[Records]
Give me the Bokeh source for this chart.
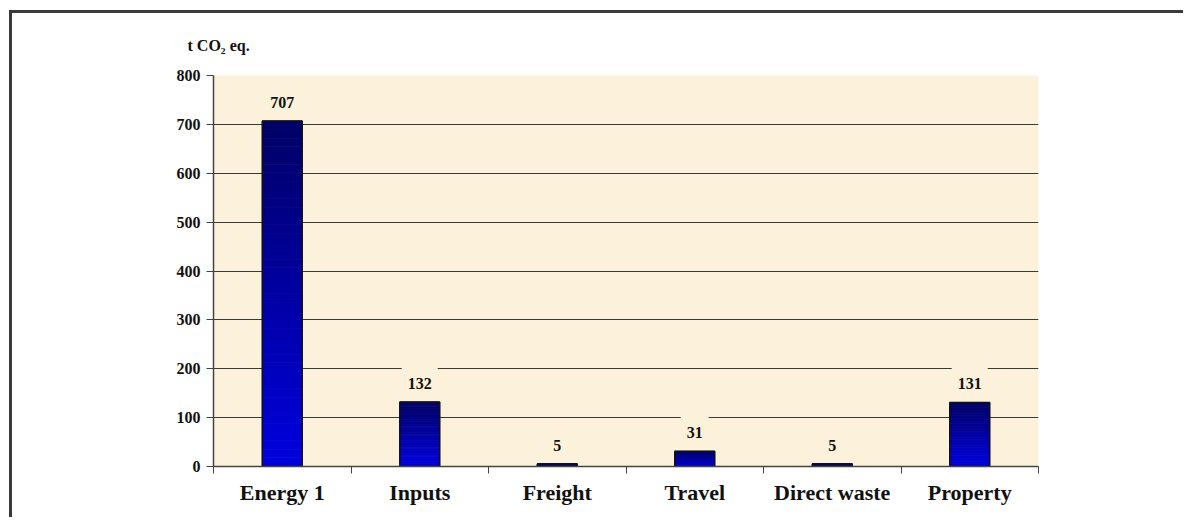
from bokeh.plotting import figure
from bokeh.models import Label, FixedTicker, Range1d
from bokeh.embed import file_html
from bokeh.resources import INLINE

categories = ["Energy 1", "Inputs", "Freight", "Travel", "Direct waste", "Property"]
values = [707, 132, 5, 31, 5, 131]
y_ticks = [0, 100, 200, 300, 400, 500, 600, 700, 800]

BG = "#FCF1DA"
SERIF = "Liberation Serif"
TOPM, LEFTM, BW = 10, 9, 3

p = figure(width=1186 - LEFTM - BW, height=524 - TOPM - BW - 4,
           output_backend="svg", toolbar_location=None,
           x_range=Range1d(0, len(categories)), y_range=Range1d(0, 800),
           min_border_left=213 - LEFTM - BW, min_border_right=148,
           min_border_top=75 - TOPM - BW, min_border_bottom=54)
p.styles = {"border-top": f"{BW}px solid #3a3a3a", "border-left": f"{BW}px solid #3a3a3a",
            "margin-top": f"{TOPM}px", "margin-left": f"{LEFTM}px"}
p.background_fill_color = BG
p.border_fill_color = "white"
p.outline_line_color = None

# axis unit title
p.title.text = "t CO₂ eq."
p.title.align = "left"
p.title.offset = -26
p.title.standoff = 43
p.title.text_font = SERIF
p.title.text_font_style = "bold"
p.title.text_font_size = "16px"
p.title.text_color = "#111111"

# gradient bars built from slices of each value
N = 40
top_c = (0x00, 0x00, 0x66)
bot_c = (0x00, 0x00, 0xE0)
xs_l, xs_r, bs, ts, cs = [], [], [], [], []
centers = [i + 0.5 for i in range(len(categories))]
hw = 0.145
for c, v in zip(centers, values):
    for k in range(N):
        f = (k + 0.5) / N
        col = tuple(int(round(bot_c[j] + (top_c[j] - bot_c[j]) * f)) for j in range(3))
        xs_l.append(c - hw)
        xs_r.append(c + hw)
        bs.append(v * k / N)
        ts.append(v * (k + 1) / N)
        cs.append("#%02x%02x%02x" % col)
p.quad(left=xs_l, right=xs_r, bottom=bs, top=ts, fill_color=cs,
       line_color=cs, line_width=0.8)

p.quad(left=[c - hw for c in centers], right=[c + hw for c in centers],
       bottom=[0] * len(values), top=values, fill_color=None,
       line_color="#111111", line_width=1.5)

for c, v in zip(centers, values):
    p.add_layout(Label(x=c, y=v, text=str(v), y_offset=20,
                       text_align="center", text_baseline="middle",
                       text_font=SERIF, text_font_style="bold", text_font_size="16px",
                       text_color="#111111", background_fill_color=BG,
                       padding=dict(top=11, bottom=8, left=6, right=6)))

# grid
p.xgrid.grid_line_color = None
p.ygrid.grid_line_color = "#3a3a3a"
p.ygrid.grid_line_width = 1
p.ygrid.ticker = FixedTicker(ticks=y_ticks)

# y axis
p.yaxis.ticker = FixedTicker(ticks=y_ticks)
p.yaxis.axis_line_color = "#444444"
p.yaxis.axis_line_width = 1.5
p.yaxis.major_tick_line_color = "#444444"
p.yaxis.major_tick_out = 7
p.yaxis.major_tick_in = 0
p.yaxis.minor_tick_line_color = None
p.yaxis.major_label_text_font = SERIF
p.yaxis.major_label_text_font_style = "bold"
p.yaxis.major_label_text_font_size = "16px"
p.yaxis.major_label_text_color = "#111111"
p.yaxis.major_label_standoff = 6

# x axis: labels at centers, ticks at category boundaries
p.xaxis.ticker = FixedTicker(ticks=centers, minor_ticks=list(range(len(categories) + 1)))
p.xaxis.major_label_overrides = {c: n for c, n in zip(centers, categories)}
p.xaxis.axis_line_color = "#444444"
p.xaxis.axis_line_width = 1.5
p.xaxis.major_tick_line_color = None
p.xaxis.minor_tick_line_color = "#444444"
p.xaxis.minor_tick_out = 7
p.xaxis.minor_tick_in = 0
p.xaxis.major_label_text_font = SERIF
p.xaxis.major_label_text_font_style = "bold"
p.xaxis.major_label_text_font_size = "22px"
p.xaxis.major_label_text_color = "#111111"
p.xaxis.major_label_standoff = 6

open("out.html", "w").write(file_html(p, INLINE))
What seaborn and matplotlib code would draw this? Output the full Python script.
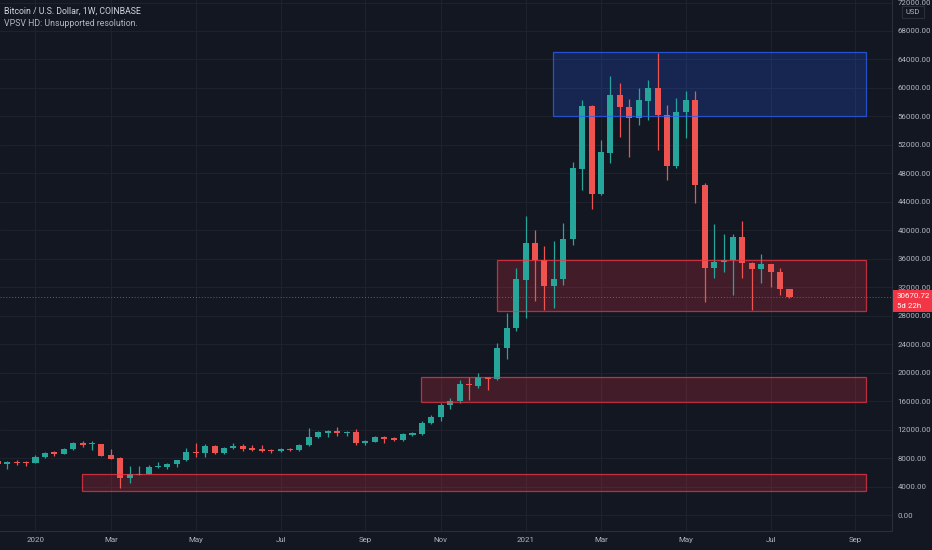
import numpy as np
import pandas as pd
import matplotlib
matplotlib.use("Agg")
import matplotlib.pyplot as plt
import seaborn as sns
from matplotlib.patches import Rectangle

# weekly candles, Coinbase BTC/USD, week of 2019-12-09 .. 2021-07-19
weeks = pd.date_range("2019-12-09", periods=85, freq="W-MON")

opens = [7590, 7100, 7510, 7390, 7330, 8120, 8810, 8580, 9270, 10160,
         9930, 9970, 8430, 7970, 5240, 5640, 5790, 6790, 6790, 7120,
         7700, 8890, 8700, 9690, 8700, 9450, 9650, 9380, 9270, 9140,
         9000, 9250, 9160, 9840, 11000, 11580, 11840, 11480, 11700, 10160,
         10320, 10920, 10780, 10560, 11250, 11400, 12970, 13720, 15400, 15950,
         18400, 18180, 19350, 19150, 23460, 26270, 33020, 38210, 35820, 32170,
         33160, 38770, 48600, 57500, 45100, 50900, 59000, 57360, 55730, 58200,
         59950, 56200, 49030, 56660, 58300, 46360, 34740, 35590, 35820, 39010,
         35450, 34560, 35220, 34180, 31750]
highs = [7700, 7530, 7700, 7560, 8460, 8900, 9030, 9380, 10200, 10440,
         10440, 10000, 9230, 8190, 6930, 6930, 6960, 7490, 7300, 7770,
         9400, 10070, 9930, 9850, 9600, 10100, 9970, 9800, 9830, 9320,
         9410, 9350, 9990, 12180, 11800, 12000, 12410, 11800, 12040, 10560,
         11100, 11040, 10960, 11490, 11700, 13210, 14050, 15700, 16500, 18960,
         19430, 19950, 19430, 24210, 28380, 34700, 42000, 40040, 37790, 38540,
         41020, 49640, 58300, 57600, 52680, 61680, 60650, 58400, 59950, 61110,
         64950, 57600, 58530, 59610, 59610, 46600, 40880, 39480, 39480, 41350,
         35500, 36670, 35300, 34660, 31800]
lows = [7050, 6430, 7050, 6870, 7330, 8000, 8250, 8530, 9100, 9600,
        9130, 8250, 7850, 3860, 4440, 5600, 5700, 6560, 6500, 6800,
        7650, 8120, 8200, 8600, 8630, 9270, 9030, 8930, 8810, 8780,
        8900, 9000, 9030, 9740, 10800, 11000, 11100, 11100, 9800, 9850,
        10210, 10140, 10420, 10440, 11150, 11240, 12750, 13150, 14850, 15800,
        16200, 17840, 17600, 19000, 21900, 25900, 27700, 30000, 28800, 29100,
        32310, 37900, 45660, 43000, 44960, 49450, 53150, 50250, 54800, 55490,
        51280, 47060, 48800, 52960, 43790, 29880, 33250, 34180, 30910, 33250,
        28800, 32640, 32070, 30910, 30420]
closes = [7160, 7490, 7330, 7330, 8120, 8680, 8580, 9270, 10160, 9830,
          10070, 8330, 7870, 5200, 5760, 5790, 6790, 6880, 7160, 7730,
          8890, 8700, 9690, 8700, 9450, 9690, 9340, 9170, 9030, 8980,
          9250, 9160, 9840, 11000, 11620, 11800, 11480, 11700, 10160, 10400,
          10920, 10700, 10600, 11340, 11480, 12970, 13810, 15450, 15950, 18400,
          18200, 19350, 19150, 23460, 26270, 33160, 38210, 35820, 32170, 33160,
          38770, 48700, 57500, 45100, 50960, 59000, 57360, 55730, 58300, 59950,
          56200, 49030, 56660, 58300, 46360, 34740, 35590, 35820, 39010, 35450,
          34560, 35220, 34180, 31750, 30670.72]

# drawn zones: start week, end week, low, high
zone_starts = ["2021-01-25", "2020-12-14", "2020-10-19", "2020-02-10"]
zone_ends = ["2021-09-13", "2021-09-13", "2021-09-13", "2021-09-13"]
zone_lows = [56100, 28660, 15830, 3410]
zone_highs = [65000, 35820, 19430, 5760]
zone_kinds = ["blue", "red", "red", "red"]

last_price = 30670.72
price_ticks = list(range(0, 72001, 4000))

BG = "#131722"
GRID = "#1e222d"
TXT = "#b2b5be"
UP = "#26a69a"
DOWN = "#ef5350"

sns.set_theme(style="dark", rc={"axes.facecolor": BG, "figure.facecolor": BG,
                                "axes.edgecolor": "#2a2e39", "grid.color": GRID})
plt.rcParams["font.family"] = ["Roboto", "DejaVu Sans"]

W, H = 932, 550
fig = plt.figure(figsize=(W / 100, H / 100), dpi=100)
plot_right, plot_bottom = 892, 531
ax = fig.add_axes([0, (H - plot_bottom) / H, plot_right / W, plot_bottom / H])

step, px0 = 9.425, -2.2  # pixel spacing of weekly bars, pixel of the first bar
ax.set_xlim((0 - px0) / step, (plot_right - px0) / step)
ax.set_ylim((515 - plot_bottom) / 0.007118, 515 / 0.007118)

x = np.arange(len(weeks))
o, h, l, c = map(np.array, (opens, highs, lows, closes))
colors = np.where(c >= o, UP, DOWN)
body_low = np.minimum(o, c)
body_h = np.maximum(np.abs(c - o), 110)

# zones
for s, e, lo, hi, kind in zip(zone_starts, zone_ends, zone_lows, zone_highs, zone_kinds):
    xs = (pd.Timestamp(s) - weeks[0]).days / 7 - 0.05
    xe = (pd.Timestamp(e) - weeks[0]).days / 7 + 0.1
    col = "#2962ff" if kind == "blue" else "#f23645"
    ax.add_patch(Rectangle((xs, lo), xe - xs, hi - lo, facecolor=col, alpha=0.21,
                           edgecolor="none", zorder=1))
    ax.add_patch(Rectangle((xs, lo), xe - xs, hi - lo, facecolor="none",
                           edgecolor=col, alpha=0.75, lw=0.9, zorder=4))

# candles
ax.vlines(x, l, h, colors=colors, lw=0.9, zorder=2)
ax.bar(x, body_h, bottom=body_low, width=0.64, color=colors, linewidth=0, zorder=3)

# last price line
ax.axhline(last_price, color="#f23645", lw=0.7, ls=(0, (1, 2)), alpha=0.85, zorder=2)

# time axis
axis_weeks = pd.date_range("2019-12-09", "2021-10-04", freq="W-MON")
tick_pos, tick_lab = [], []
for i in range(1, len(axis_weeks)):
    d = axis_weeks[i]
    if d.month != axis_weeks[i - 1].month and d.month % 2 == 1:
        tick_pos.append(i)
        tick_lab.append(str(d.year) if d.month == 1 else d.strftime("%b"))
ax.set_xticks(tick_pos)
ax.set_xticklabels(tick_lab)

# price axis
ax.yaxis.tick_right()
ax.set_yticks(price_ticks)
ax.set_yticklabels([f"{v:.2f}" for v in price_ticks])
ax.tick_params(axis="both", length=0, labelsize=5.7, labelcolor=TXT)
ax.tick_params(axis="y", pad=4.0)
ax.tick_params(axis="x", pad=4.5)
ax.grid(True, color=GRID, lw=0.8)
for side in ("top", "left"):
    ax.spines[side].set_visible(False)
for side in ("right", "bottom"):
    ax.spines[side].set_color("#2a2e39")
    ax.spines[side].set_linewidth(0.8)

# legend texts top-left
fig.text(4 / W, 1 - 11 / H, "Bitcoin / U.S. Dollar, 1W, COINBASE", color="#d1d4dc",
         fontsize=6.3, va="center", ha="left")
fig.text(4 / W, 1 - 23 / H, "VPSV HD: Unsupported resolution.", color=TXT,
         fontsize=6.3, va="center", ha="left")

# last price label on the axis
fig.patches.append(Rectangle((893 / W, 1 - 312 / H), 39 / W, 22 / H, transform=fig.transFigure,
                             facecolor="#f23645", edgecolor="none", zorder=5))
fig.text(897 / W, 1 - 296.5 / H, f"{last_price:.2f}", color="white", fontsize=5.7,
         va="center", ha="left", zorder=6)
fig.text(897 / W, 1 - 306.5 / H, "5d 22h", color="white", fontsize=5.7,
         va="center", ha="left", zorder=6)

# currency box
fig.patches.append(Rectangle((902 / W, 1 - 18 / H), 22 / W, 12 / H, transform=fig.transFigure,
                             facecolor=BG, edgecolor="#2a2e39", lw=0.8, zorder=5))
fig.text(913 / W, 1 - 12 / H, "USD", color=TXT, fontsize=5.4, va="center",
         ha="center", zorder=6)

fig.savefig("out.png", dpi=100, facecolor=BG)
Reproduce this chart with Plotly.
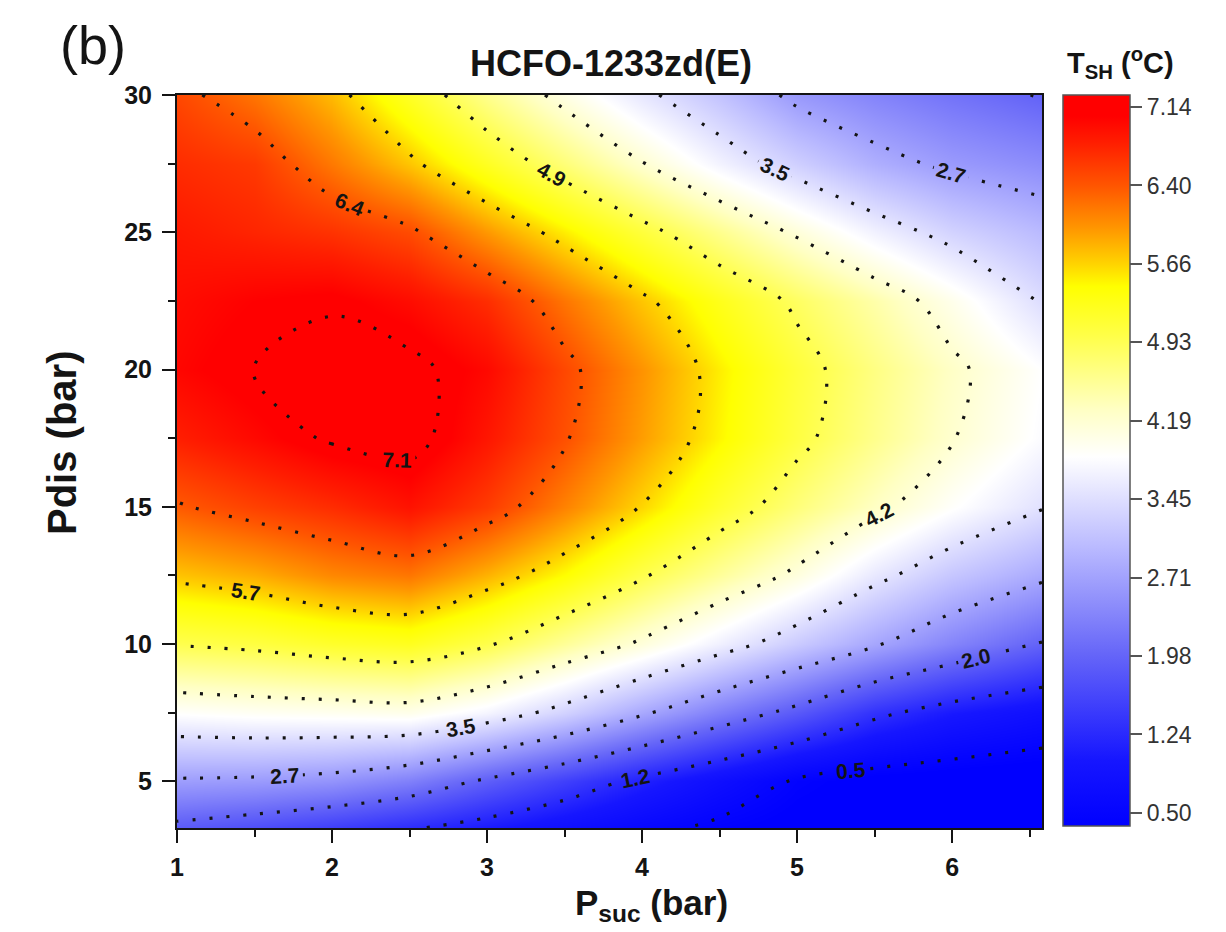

- **Exercise aim**
Include the first line of the records, the line containing "from bokeh.resources import INLINE", and every line between them, repeated exactly. Skip the pictures.

- **Reply to the task**
Give me the Bokeh source for this chart.
from bokeh.plotting import figure
from bokeh.models import Label, FixedTicker, Range1d
from bokeh.embed import file_html
from bokeh.resources import INLINE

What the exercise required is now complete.